Magic Mike’s Last Dance proved once again that it can get audiences to come to the theater. The third installment of the male-stripper series — in which Channing Tatum reprises his titular role alongside the franchise’s newest star, the indomitable Salma Hayek-Pinault — took in $8.2 million at the domestic box office, per The Hollywood Reporter. It’s the lowest first-weekend showing of the three films, though those numbers aren’t necessarily a disappointment. In fact, they’re relatively high: Considering its debut on only 1,550 screens, far fewer than its predecessors, you could say that Last Dance is a box-office success.

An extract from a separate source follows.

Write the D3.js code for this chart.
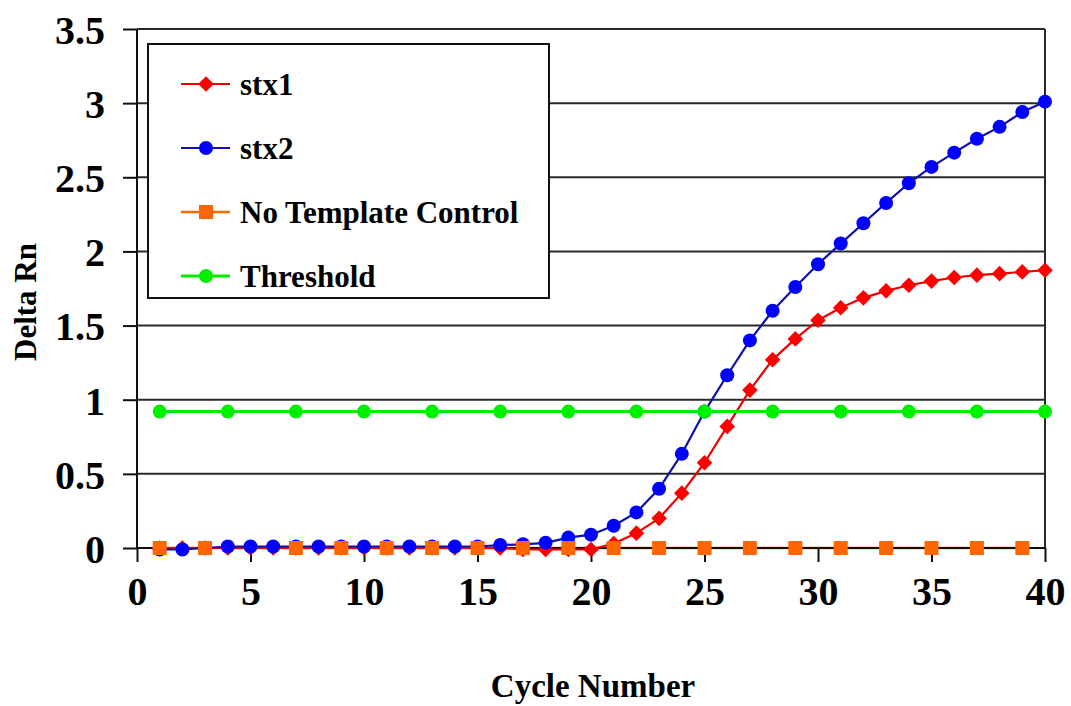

The movie, originally conceived as a made-for-streaming entertainment, made $18.6 million globally. For perspective, the first Steven Soderbergh–directed film, Magic Mike, debuted in 2012 with $39.1 million from 3,920 theaters, while Gregory Jacobs’s sequel, Magic Mike XXL, bowed in 2016 with $12.8 million from 3,355 theaters. Soderbergh returned to direct Magic Mike’s Last Dance, which earned a per-theater average of $5,467 in its first weekend, a little less than the first film but more than twice the second. Tatum’s film also beat out two James Cameron joints to top the box office — Avatar: The Way of Water scored $6.9 million for the No. 2 slot, and Titanic’s 25th-anniversary rerelease nabbed $6.4 million. More people wanted to have a date with two movie stars (and watch one of them shake something).